A Parallel World- Tel Aviv


Today I left my friend to come stay with Yoram Bar Tal, who is also the brother of Dan Bar Tal a psychologist I have read lots of articles from. Yoram, is 60, he is a professor at Tel Aviv University. Yoram is also on coushurfing. He joined only a couple months ago but has been hosting nonstop. As he explained to me: he has time, and he enjoys people.


It was great to come here. And in one afternoon we already not only had great psychological conversations but we witnessed very interesting events. Once I told Yoram about my encounters with Palestinians he decided to take me to see the neighbourhood nearby the bust station in Tel Aviv. This neighbourhood is where mainly Sudanese illegal immigrants and Arabs live. We drove around, it was night and to be completely honest I did not think it looked so different than some neighbourhoods in the suburbs of Paris. We decided to park and take a walk.


It was really completely different from what I had seen of Tel Aviv before.
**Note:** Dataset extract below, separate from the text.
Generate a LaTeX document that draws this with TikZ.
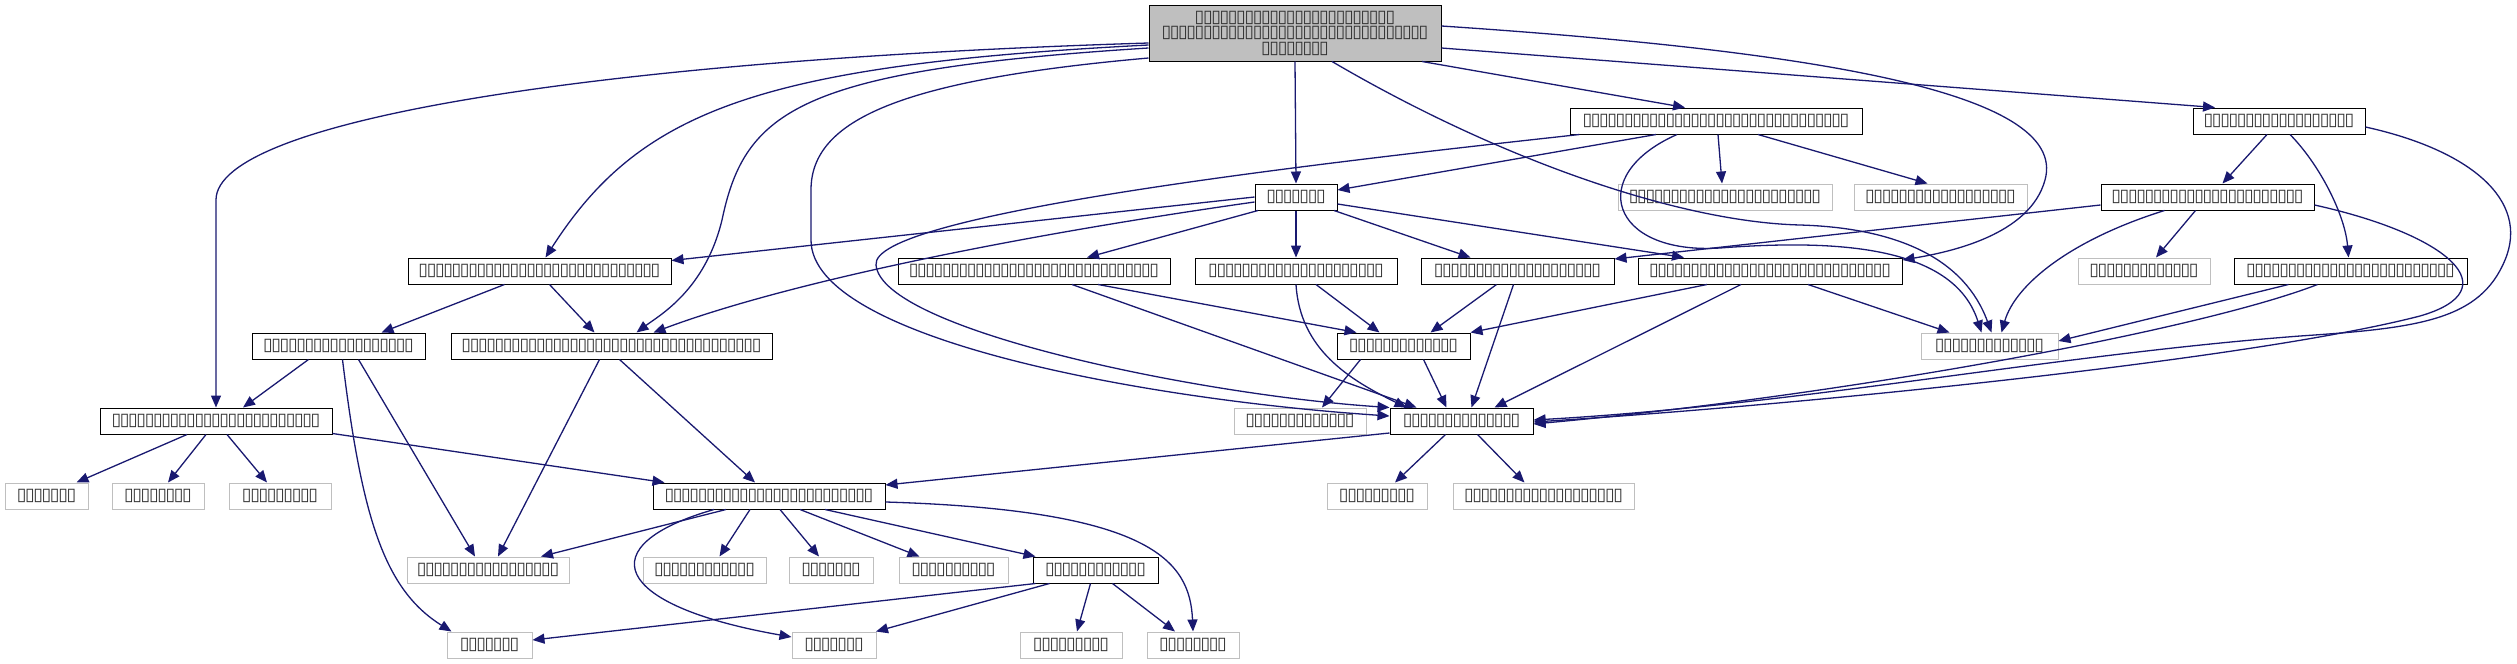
\documentclass[tikz,border=0pt]{standalone}
\usepackage{fontspec}
\newfontfamily\tfont{DejaVu Sans}
\usetikzlibrary{arrows.meta,calc}
\definecolor{edgec}{HTML}{191970}
\definecolor{grayb}{HTML}{BFBFBF}
\definecolor{rootf}{HTML}{BFBFBF}
\definecolor{tofuc}{HTML}{303030}
\newcommand\tofu[1]{\foreach\tfi in {1,...,#1}{\makebox[8.3pt]{▯}}}
\tikzset{
  base/.style={rectangle, inner sep=0pt, minimum height=26pt, line width=1pt, font=\tfont\fontsize{17.5}{15.5}\selectfont, text=tofuc},
  bn/.style={base, draw=black, fill=white},
  gn/.style={base, draw=grayb, fill=white},
  e/.style={draw=edgec, line width=1.3pt, -{Triangle[length=12pt,width=10pt]}, fill=none},
}
\begin{document}
\begin{tikzpicture}[x=1pt,y=-1pt]
\useasboundingbox (0,0) rectangle (2517,664);
% nodes
\node[bn, fill=rootf, minimum width=292pt, minimum height=56pt, align=center] (Root) at (1295,33) {\tofu{24}\hspace{66.4pt}\\\tofu{32}\\\tofu{8}};
\node[bn, minimum width=292pt] (A) at (1716,121) {\tofu{32}};
\node[bn, minimum width=172pt] (B) at (2279,121) {\tofu{18}};
\node[bn, minimum width=82pt] (C) at (1296,197) {\tofu{7}};
\node[gn, minimum width=214pt] (D) at (1725,197) {\tofu{23}};
\node[gn, minimum width=173pt] (E) at (1940.5,197) {\tofu{18}};
\node[bn, minimum width=213pt] (F) at (2207.5,197) {\tofu{23}};
\node[bn, minimum width=263pt] (G) at (539.5,271) {\tofu{29}};
\node[bn, minimum width=272pt] (H) at (1034,271) {\tofu{30}};
\node[bn, minimum width=202pt] (I) at (1296,271) {\tofu{21}};
\node[bn, minimum width=193pt] (J) at (1517.5,271) {\tofu{20}};
\node[bn, minimum width=264pt] (K) at (1770,271) {\tofu{29}};
\node[gn, minimum width=132pt] (L) at (2144,271) {\tofu{13}};
\node[bn, minimum width=233pt] (M) at (2350.5,271) {\tofu{25}};
\node[bn, minimum width=173pt] (N) at (338.5,346) {\tofu{18}};
\node[bn, minimum width=321pt] (O) at (611.5,346) {\tofu{36}};
\node[bn, minimum width=133pt] (P) at (1403.5,346) {\tofu{13}};
\node[gn, minimum width=137pt] (Q) at (1989.5,346) {\tofu{13}};
\node[bn, minimum width=232pt] (R) at (216,421) {\tofu{25}};
\node[gn, minimum width=132pt] (S) at (1300,421) {\tofu{13}};
\node[bn, minimum width=143pt] (T) at (1461.5,421) {\tofu{14}};
\node[gn, minimum width=83pt] (U) at (46.5,496) {\tofu{7}};
\node[gn, minimum width=92pt] (V) at (158,496) {\tofu{8}};
\node[gn, minimum width=102pt] (W) at (280,496) {\tofu{9}};
\node[bn, minimum width=232pt] (X) at (769,496) {\tofu{25}};
\node[gn, minimum width=100pt] (Y) at (1377,496) {\tofu{9}};
\node[gn, minimum width=181pt] (Z) at (1543.5,496) {\tofu{19}};
\node[gn, minimum width=162pt] (AA) at (488,570) {\tofu{17}};
\node[gn, minimum width=123pt] (AB) at (704.5,570) {\tofu{12}};
\node[gn, minimum width=84pt] (AC) at (831,570) {\tofu{7}};
\node[gn, minimum width=109pt] (AD) at (953.5,570) {\tofu{10}};
\node[bn, minimum width=125pt] (AE) at (1095.5,570) {\tofu{12}};
\node[gn, minimum width=85pt] (AF) at (489.5,645) {\tofu{7}};
\node[gn, minimum width=84pt] (AG) at (834,645) {\tofu{7}};
\node[gn, minimum width=102pt] (AH) at (1071,645) {\tofu{9}};
\node[gn, minimum width=92pt] (AI) at (1193,645) {\tofu{8}};
% edges from root
\draw[e] ([yshift=-10pt]Root.west) .. controls (600,60) and (216,120) .. (216,200) -- (R.north);
\draw[e] ([yshift=-12pt]Root.west) .. controls (760,65) and (640,110) .. ([xshift=6pt]G.north);
\draw[e] ([yshift=-15pt]Root.west) .. controls (800,70) and (745,110) .. (722,220) .. controls (705,290) and (660,315) .. ([xshift=25pt]O.north);
\draw[e] ([yshift=-25pt]Root.west) .. controls (900,80) and (811,120) .. (811,190) -- (811,240) .. controls (811,340) and (1150,400) .. ([yshift=5pt]T.west);
\draw[e] (Root.south) -- (C.north);
\draw[e] ([xshift=127pt]Root.south) -- ([xshift=-31pt]A.north);
\draw[e] ([yshift=-15pt]Root.east) -- ([xshift=-64pt]B.north);
\draw[e] ([xshift=37pt]Root.south) .. controls (1500,160) and (1680,222) .. (1800,225) .. controls (1900,228) and (1965,260) .. ([xshift=2pt]Q.north);
\draw[e] ([yshift=7pt]Root.east) .. controls (1800,50) and (2070,90) .. (2045,180) .. controls (2030,235) and (1950,252) .. ([yshift=11pt]K.east);
% from A
\draw[e] ([xshift=-60pt]A.south) -- ([yshift=7pt]C.east);
\draw[e] ([xshift=2pt]A.south) -- ([xshift=-3pt]D.north);
\draw[e] ([xshift=42pt]A.south) -- ([xshift=-13pt]E.north);
\draw[e] ([xshift=10pt]A.south west) .. controls (1300,165) and (870,215) .. (876,265) .. controls (882,330) and (1200,395) .. (T.north west);
\draw[e] ([xshift=-39pt]A.south) .. controls (1585,175) and (1610,255) .. (1720,248) .. controls (1850,238) and (1955,250) .. ([xshift=-8pt]Q.north);
% from B
\draw[e] ([xshift=-12pt]B.south) -- ([xshift=15pt]F.north);
\draw[e] ([xshift=11pt]B.south) .. controls (2320,165) and (2345,215) .. ([xshift=-2pt]M.north);
\draw[e] ([yshift=-6pt]B.east) .. controls (2470,150) and (2530,200) .. (2505,260) .. controls (2480,320) and (2420,328) .. (2300,336) .. controls (2050,355) and (1800,405) .. ([yshift=1pt]T.east);
% from F
\draw[e] ([yshift=-8pt]F.east) .. controls (2450,235) and (2510,290) .. (2420,316) .. controls (2250,360) and (1800,405) .. ([yshift=-1pt]T.east);
\draw[e] ([yshift=-8pt]F.west) -- ([yshift=12pt]J.east);
\draw[e] ([xshift=-12pt]F.south) -- ([xshift=12pt]L.north);
\draw[e] ([xshift=-43pt]F.south) .. controls (2070,240) and (2015,285) .. ([xshift=12pt]Q.north);
% from M
\draw[e] ([xshift=-33pt]M.south) .. controls (2200,330) and (1850,395) .. ([yshift=-3pt]T.east);
\draw[e] ([xshift=-62pt]M.south) -- ([yshift=5pt]Q.east);
% from C
\draw[e] (C.west) -- ([yshift=-3pt]G.north east);
\draw[e] ([yshift=-5pt]C.west) .. controls (1000,238) and (780,285) .. ([xshift=42pt]O.north);
\draw[e] ([xshift=-38pt]C.south) -- ([xshift=53pt]H.north);
\draw[e] (C.south) -- (I.north);
\draw[e] ([xshift=38pt]C.south) -- ([xshift=-47pt]J.north);
\draw[e] ([yshift=-7pt]C.east) -- ([xshift=-86pt]K.north);
% from G, N, O
\draw[e] ([xshift=-35pt]G.south) -- ([xshift=43pt]N.north);
\draw[e] ([xshift=10pt]G.south) -- ([xshift=-17pt]O.north);
\draw[e] ([xshift=-30pt]N.south) -- ([xshift=27pt]R.north);
\draw[e] ([xshift=4pt]N.south) .. controls (362,520) and (385,590) .. ([xshift=5pt]AF.north west);
\draw[e] ([xshift=20pt]N.south) -- ([xshift=-13pt]AA.north);
\draw[e] ([xshift=-12pt]O.south) -- ([xshift=10pt]AA.north);
\draw[e] ([xshift=8pt]O.south) -- ([xshift=-14pt]X.north);
% from R
\draw[e] ([xshift=-29pt]R.south) -- ([xshift=30pt]U.north);
\draw[e] ([xshift=-10pt]R.south) -- ([xshift=10pt]V.north);
\draw[e] ([xshift=11pt]R.south) -- ([xshift=-13pt]W.north);
\draw[e] ([yshift=1pt]R.south east) -- ([xshift=12pt]X.north west);
% from T
\draw[e] ([yshift=-12pt]T.west) -- ([yshift=11pt]X.east);
\draw[e] ([xshift=-16pt]T.south) -- ([xshift=18pt]Y.north);
\draw[e] ([xshift=16pt]T.south) -- ([xshift=-19pt]Z.north);
% from X
\draw[e] ([xshift=-43pt]X.south) -- ([xshift=53pt]AA.north);
\draw[e] ([xshift=-19pt]X.south) -- ([xshift=15pt]AB.north);
\draw[e] ([xshift=11pt]X.south) -- ([xshift=-12pt]AC.north);
\draw[e] ([xshift=31pt]X.south) -- ([xshift=-34pt]AD.north);
\draw[e] ([xshift=56pt]X.south) -- ([xshift=-60pt]AE.north);
\draw[e] ([xshift=-55pt]X.south) .. controls (590,545) and (610,605) .. ([yshift=8pt]AG.west);
\draw[e] ([yshift=-6pt]X.east) .. controls (1150,510) and (1190,560) .. (AI.north);
% from AE
\draw[e] ([xshift=-60pt]AE.south) -- ([yshift=5pt]AF.east);
\draw[e] ([xshift=-46pt]AE.south) -- ([xshift=42pt]AG.north);
\draw[e] ([xshift=-5pt]AE.south) -- ([xshift=6pt]AH.north);
\draw[e] ([xshift=17pt]AE.south) -- ([xshift=-18pt]AI.north);
% from H, I, J, K, P
\draw[e] ([xshift=64pt]H.south) -- ([xshift=-47pt]P.north);
\draw[e] ([xshift=38pt]H.south) -- ([xshift=-45pt]T.north);
\draw[e] ([xshift=20pt]I.south) -- ([xshift=-24pt]P.north);
\draw[e] (I.south) .. controls (1300,350) and (1350,380) .. ([xshift=-55pt]T.north);
\draw[e] ([xshift=-21pt]J.south) -- ([xshift=27pt]P.north);
\draw[e] ([xshift=-4pt]J.south) -- ([xshift=10pt]T.north);
\draw[e] ([xshift=-63pt]K.south) -- (P.north east);
\draw[e] ([xshift=-29pt]K.south) -- ([xshift=33pt]T.north);
\draw[e] ([xshift=38pt]K.south) -- ([xshift=-40pt]Q.north);
\draw[e] ([xshift=-43pt]P.south) -- ([xshift=22pt]S.north);
\draw[e] ([xshift=20pt]P.south) -- ([xshift=-15pt]T.north);
\end{tikzpicture}
\end{document}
To start, a junky immediately came to ask me if I wanted crack. I said I did not. He wanted my number. I attempted to say I did not have one here. In the end, I decided to give him my British number as he could not really understand my explanations. We walked away. Yoram was shocked no one had ever offered him drugs before. I was not.. I explained to him that when people looking like us come to a place looking like that it was usually for drugs.


Then we entered the main walking street of this place. It was a different world. First you could see that most shops were either for communication ( cell phones, and Internet cafes) beauty ( hair saloons) or food. The people were predominantly black. Beautiful features. We could not understand the languages. They were probably mainly Sudanese. Every now and then we saw an Arab looking like person. We were definitely aliens there. but no one bothered us at all.


When I entered a shop and walked around a boy came to talk to me in English. He never attempted to talk to me in Hebrew, though he could… that made me think that it is possibly unheard of Jewish people there. He was friendly. I said I was just looking, he told me he just talked to me bc he thought he could help.


We walked a bit more through this complete parallel word when we saw something really very strange: a man dressed in Jewish orthodox clothes. It was what looked like a Hasidic Jewish man walking from shop to shop rolling a little black bag. Yoram was appalled. What was he doing there? We came a bit closer and I could distinctly see this man taking money from a shop owner, and risking his name out of a list. He then opened his rolling suitcase which was full of some kind of jar, and put the money inside of it. Then he proceeded to the next shop.


I wanted to ask him. Ask the shop man but Yoram wisely asserted that it was not a good idea. We would be caught up in the middle of some kind of dodgy activity. No one seemed to mind the man. He was a total stranger there, but the confidence with which he walked demonstrated an enormous familiarity. We did not know what to think. was he selling protection? It felt like a parallel world. Where people are not really citizens, but yet they go about their lives normally. Apparently this is also Tel Aviv.